The song ends abruptly and goes right into the second song of the musical, “Prepare Ye,” of which the major lyric is “Prepare ye the way of the Lord.” The author’s view seems to be that the useless, and in some ways sinful, babbling of the philosophers was once and for all settled by Jesus Christ.  So if we want to know the meaning of life, if we want to know who God is, we have only to look to Jesus.  And that’s what our recent celebration of Christmas has taught us: Jesus is the human face of the invisible God, come to be one of us, incarnate among us, so that God’s presence could be revealed in the world once and for all and for ever.

That’s what is happening in today’s Liturgy of the Word too.  The people in the first reading and in the Gospel have found themselves in darkness.  Zebulun and Naphtali have been degraded.  They have been justly punished for their sinfulness – the sin being that they thought they didn’t need God.  They thought they could get by on their own cleverness, making alliances with people who believed in strange gods and worshiped idols.  So now they find themselves occupied by the people with whom they tried to ally themselves.  Today’s first reading tells them that this subjection – well deserved as it may be – is coming to an end.  The people who have dwelt in darkness are about to see a great light.
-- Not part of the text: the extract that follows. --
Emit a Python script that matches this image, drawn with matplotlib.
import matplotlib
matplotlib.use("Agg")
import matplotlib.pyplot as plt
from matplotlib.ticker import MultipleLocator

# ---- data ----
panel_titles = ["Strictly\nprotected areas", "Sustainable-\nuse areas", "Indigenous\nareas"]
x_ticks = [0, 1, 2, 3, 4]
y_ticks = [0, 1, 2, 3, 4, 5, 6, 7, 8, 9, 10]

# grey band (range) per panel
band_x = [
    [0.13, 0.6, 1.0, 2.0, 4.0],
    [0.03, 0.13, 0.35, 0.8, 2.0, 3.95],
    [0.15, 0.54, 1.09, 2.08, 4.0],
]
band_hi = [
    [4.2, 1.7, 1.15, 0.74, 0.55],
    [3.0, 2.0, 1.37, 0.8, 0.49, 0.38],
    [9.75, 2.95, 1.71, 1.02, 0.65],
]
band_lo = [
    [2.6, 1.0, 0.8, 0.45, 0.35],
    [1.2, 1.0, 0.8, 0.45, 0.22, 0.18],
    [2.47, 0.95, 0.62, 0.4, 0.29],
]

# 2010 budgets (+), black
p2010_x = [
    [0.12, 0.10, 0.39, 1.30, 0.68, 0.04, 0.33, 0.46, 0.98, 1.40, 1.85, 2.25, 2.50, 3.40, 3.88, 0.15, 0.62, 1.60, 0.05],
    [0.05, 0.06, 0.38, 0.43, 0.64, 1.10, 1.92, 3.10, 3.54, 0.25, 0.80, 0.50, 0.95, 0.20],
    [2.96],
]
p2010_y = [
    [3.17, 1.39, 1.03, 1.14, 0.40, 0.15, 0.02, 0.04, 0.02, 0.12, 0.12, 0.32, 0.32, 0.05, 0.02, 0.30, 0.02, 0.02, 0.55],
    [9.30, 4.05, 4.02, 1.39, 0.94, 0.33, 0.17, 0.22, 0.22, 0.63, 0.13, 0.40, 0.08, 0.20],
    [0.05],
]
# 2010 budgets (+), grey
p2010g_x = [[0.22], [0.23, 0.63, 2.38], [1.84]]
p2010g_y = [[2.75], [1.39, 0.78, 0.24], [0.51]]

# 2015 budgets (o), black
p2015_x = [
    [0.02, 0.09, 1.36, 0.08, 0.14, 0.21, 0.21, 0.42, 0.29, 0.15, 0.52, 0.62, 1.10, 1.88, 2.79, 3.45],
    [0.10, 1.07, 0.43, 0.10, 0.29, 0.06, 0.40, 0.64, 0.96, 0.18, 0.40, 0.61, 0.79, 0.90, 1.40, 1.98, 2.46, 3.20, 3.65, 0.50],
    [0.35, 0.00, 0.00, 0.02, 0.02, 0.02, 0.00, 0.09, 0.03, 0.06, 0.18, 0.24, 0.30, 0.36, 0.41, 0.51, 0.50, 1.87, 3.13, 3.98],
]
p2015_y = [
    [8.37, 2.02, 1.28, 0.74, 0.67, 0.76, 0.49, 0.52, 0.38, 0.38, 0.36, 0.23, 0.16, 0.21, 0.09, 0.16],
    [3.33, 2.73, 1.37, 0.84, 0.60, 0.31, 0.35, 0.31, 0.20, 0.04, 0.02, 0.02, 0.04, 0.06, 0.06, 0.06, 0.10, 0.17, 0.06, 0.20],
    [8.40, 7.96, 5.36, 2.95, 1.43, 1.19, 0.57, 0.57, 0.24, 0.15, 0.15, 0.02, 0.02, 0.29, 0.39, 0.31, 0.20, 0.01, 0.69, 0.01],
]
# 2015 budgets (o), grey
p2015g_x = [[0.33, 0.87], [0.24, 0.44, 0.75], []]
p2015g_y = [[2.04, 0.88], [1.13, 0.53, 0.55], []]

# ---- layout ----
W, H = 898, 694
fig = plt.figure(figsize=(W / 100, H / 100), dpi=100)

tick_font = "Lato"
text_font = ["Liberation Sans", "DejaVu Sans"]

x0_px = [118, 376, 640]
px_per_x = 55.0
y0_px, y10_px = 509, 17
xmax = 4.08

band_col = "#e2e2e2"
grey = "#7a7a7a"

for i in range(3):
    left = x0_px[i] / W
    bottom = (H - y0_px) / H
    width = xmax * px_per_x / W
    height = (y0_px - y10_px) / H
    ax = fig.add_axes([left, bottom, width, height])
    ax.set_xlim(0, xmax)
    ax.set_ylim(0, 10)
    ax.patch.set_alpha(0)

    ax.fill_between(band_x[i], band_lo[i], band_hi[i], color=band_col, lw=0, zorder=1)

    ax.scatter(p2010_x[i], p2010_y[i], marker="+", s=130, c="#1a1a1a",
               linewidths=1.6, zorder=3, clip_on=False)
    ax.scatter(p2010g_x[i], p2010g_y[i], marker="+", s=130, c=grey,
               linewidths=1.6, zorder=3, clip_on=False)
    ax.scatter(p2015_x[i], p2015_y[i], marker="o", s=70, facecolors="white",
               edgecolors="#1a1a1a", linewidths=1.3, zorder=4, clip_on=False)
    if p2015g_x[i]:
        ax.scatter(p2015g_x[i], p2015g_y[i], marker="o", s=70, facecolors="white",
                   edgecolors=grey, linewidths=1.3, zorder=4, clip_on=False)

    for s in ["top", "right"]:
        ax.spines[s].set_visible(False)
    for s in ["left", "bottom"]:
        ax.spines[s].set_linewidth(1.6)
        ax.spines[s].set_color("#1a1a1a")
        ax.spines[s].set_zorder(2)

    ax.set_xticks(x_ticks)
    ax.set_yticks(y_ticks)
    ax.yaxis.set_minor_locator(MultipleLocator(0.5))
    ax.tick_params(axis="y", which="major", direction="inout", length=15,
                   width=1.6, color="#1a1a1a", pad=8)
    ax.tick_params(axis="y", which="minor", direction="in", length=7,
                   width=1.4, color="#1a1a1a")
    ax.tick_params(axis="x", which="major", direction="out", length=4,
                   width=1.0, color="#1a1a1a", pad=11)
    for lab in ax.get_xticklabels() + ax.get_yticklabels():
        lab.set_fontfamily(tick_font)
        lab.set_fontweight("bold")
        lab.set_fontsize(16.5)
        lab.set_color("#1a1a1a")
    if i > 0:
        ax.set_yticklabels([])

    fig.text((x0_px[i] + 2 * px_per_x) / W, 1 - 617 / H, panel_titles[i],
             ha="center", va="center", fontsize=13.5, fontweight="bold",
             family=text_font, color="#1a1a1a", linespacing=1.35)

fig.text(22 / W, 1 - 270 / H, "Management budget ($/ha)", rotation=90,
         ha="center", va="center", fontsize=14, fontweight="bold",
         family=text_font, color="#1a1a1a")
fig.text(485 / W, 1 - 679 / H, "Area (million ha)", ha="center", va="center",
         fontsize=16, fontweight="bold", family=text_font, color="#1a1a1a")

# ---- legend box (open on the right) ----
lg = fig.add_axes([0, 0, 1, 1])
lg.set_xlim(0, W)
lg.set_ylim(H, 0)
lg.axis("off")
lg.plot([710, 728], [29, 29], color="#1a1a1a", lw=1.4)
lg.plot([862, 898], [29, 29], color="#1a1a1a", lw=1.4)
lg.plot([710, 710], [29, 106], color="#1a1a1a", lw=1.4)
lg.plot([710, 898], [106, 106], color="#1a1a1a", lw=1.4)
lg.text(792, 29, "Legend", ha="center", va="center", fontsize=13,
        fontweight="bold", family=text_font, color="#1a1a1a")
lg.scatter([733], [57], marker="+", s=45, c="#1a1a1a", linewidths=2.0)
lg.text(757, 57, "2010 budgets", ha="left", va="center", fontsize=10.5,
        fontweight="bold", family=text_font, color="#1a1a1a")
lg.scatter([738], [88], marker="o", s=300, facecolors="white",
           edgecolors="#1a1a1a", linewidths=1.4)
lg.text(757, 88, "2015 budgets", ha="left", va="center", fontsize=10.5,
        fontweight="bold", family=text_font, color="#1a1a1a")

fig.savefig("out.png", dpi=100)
The same is true in another sense for Peter and Andrew and the sons of Zebedee in today’s Gospel.  These guys have been fishermen all their lives.  Further research in the Gospels would lead us to believe that they haven’t been all that successful at fishing at that! But the point is that fishing is all they’ve ever known.  These are not learned men, nor are they known for their charisma or ability to lead people.  But amazingly, these are the men who Jesus calls as apostles.  We aren’t told if these men have knew anything about Jesus, but on seeing him and hearing him and recognizing the Light of the World, they drop everything, turn their backs on the people and work and the life they have always known, and follow Jesus, whose future they could never have imagined.
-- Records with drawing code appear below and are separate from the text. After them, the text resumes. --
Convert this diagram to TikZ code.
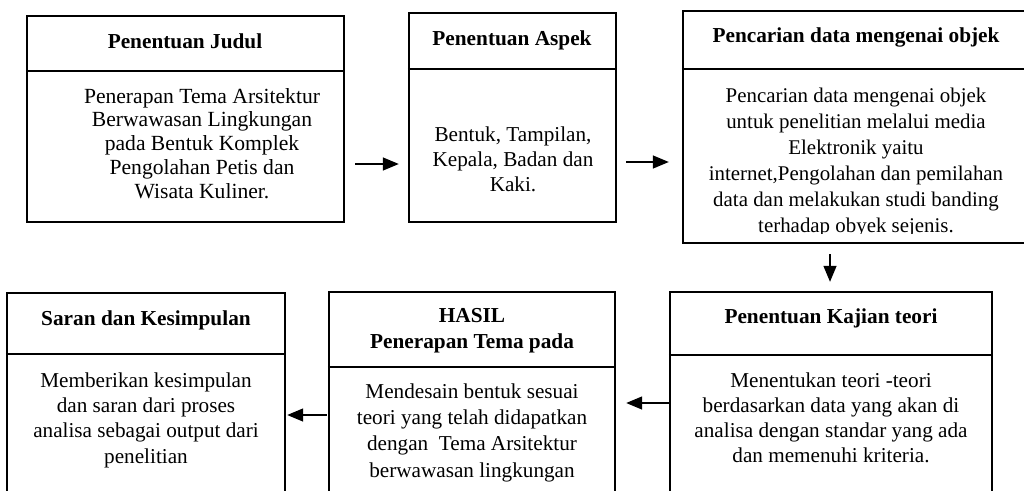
\documentclass[tikz,border=0pt]{standalone}
\usepackage{fontspec}
\setmainfont{Liberation Serif}
\usetikzlibrary{arrows.meta,calc}
\tikzset{
  frame/.style={draw=black, line width=2.4pt},
  boxn/.style={frame, rectangle, inner sep=0pt, fill=none},
  divider/.style={draw=black, line width=2.4pt},
  arr/.style={draw=black, line width=1.4pt, -{Triangle[length=16pt,width=13pt]}},
  body/.style={anchor=north, align=center, inner sep=0pt, font=\fontsize{21.2}{25}\selectfont},
  head/.style={anchor=north, align=center, inner sep=0pt, font=\fontsize{21.3}{26}\selectfont\bfseries},
}
\newcommand{\fs}{\rule{0pt}{15pt}}
\begin{document}
\begin{tikzpicture}[x=1pt,y=-1pt]
\useasboundingbox (0,0) rectangle (1024,490);
\clip (0,0) rectangle (1024,490);
\fill[white] (0,0) rectangle (1024,490);

% boxes
\node[boxn, minimum width=317pt, minimum height=206pt] (b1) at (185.5,119) {};
\node[boxn, minimum width=207pt, minimum height=209pt] (b2) at (512.5,117.5) {};
\node[boxn, minimum width=343pt, minimum height=232pt] (b3) at (854.5,127) {};
\node[boxn, minimum width=278pt, minimum height=217pt] (saran) at (146,401.5) {};
\node[boxn, minimum width=286pt, minimum height=218pt] (hasil) at (472,401) {};
\node[boxn, minimum width=322pt, minimum height=218pt] (kaj) at (831,401) {};

% dividers
\draw[divider] ($(b1.north west)+(0,56)$) -- ($(b1.north east)+(0,56)$);
\draw[divider] ($(b2.north west)+(0,57)$) -- ($(b2.north east)+(0,57)$);
\draw[divider] ($(b3.north west)+(0,59)$) -- ($(b3.north east)+(0,59)$);
\draw[divider] ($(saran.north west)+(0,62)$) -- ($(saran.north east)+(0,62)$);
\draw[divider] ($(hasil.north west)+(0,76)$) -- ($(hasil.north east)+(0,76)$);
\draw[divider] ($(kaj.north west)+(0,64)$) -- ($(kaj.north east)+(0,64)$);

% headers
\node[head] (h1) at (185,33) {\fs Penentuan Judul};
\node[head] (h2) at (512,30) {\fs Penentuan Aspek};
\node[head] (h3) at (856,27) {\fs Pencarian data mengenai objek};
\node[head] (h4) at (146,310) {\fs Saran dan Kesimpulan};
\node[head] (h5) at (472,307) {\fs HASIL\\Penerapan Tema pada};
\node[head] (h6) at (831,308) {\fs Penentuan Kajian teori};

% bodies
\node[body, font=\fontsize{21.6}{23.75}\selectfont] (t1) at (202,88)
  {\fs Penerapan Tema Arsitektur\\Berwawasan Lingkungan\\pada Bentuk Komplek\\Pengolahan Petis dan\\Wisata Kuliner.};
\node[body] (t2) at (513,126)
  {\fs Bentuk, Tampilan,\\Kepala, Badan dan\\Kaki.};
\begin{scope}
\clip (683,0) rectangle (1026,233);
\node[body, font=\fontsize{20.9}{26}\selectfont] (t3) at (856,87)
  {\fs Pencarian data mengenai objek\\untuk penelitian melalui media\\Elektronik yaitu\\internet,Pengolahan dan pemilahan\\data dan melakukan studi banding\\terhadap obyek sejenis.};
\end{scope}
\node[body, font=\fontsize{21.2}{25.3}\selectfont] (t4) at (146,372)
  {\fs Memberikan kesimpulan\\dan saran dari proses\\analisa sebagai output dari\\penelitian};
\node[body, font=\fontsize{21.2}{26.3}\selectfont] (t5) at (472,383)
  {\fs Mendesain bentuk sesuai\\teori yang telah didapatkan\\dengan\ \ Tema Arsitektur\\berwawasan lingkungan};
\node[body] (t6) at (831,372)
  {\fs Menentukan teori -teori\\berdasarkan data yang akan di\\analisa dengan standar yang ada\\dan memenuhi kriteria.};

% connectors
\draw[arr] ($(b1.east)+(10,45)$) -- ($(b2.west)+(-9,46.5)$);
\draw[arr] ($(b2.east)+(9,44.5)$) -- ($(b3.west)+(-13,35)$);
\draw[arr] ($(b3.south)+(-24.5,10)$) -- ($(kaj.north)+(-1,-9)$);
\draw[arr] ($(kaj.west)+(0,2)$) -- ($(hasil.east)+(10,2)$);
\draw[arr] ($(hasil.west)+(-1,14)$) -- ($(saran.east)+(1,13.5)$);
\end{tikzpicture}
\end{document}
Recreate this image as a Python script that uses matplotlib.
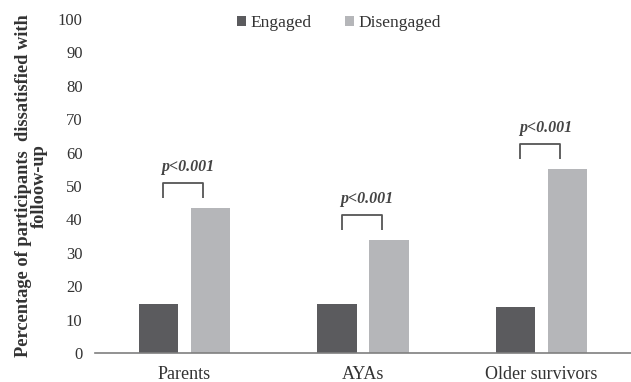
import numpy as np
import matplotlib
matplotlib.use("Agg")
import matplotlib.pyplot as plt

plt.rcParams['font.family'] = ['Liberation Serif', 'DejaVu Serif']

# values
groups = ['Parents', 'AYAs', 'Older survivors']
engaged = [14.7, 14.7, 13.8]
disengaged = [43.4, 33.8, 55.1]
p_labels = ['p<0.001', 'p<0.001', 'p<0.001']

c_eng = '#5b5b5e'
c_dis = '#b5b6b9'

fig = plt.figure(figsize=(6.31, 3.82), dpi=100)
ax = fig.add_axes([0.1506, 0.0759, 0.8494, 0.8744])

x = np.arange(len(groups))
w = 0.22
ax.bar(x - 0.145, engaged, w, color=c_eng, label='Engaged')
ax.bar(x + 0.145, disengaged, w, color=c_dis, label='Disengaged')

# significance brackets over each pair
for i in range(len(groups)):
    top = disengaged[i] + 7.5
    leg = disengaged[i] + 3.0
    ax.plot([x[i] - 0.12, x[i] - 0.12, x[i] + 0.105, x[i] + 0.105],
            [leg, top, top, leg], color='#555555', lw=1.3,
            solid_joinstyle='round', solid_capstyle='butt')
    ax.text(x[i] + 0.02, top + 2.3, p_labels[i], ha='center', va='bottom',
            fontsize=11.5, style='italic', fontweight='bold', color='#444444')

ax.set_xlim(-0.5, 2.5)
ax.set_ylim(0, 100)
ax.set_yticks(range(0, 101, 10))
ax.set_xticks(x)
ax.set_xticklabels(groups, fontsize=13)
ax.tick_params(axis='both', length=0, colors='#333333')
ax.tick_params(axis='y', pad=9, labelsize=12)
ax.tick_params(axis='x', pad=9)
for s in ['top', 'right', 'left']:
    ax.spines[s].set_visible(False)
ax.spines['bottom'].set_color('#7f7f7f')
ax.spines['bottom'].set_linewidth(1.2)

ax.set_ylabel('Percentage of participants  dissatisfied with\nfolloow-up',
              fontsize=13.2, fontweight='bold', color='#333333', labelpad=7,
              linespacing=0.95)

leg = ax.legend(loc='upper center', bbox_to_anchor=(0.455, 1.058), ncol=2,
                frameon=False, fontsize=12.5, handlelength=0.55,
                handleheight=0.55, handletextpad=0.25, columnspacing=1.9)
for t in leg.get_texts():
    t.set_color('#333333')

fig.savefig('out.png', dpi=100)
All of this is good news for us.  Because we too dwell in darkness at times, don’t we? We can turn on the news and see reports of men and women dying in war, crime and violence in our communities, and corruption in government.  Then there is the rampant disrespect for life through the absolute horror of abortion, which we remember in a special way this week on the thirty-eighth anniversary of the Roe v. Wade decision that made abortion legal.  We also see darkness in euthanasia, lack of access to health care for the poor,  in rampant hunger and homelessness, in racism and hatred, and so much more.  Add to that the darkness in our own lives: illness of a family member or death of a loved one, difficulty in relating to family members, and even our own sinfulness.  Sometimes it doesn’t take much imagination to know that our world is a very dark place indeed.

But the Liturgy today speaks to us the truth that into all of this darkness, the Light of Christ has dawned and illumined that darkness in ways that forever change our world and forever change us.  The limits that are part and parcel of our human existence are no match for the light that is God’s glory. This is what we mean by the Epiphany, and we continue to live in the light of the Epiphany in these opening days of Ordinary Time.  Now that Jesus Christ has come into the world, nothing on earth can obscure the vision of God’s glory that we see in our Savior.  Not even the darkness of our world, or the darkness of our own sin.

So for those of us who feel like every day is a struggle of some sort, and who wonder if this life really means anything, the Good news is that Jesus has come to give meaning to our struggles and to walk with us as we go through them.  For those of us who are called to ministries for which we might feel unqualified – as catechists, Extraordinary Ministers of Holy Communion, Lectors, RCIA team members, small group leaders or retreat leaders, even those of us called to the priesthood or diaconate – we can look to the Apostles and see that those fishermen were transformed from the darkness of their limited life to the light of what they were able to accomplish in Christ Jesus.  Wherever we feel darkness in our lives, the Good News for us is that Christ’s Epiphany – his manifestation into our world and into our lives – has overcome all that.

So the key to overcoming the darkness is to place ourselves in the presence of the Light.  If we have sin, we should confess it and let the Light of mercy overcome the darkness of sin.  We should make a renewed effort to participate faithfully in the celebration of Mass every Sunday, Holy Day, and even weekday if we can.  We should make efforts to renew our prayer lives so that Christ’s light can burst into every moment of our day.  And when we are called to ministry, as we all are in some way, we should respond as immediately and Peter, Andrew, James and John.  We don’t know where all of that will lead us – we never do – but with all that Light in us and around us, we can never fall too far.

As the Psalmist sings for us today, the Lord truly is our light and our salvation.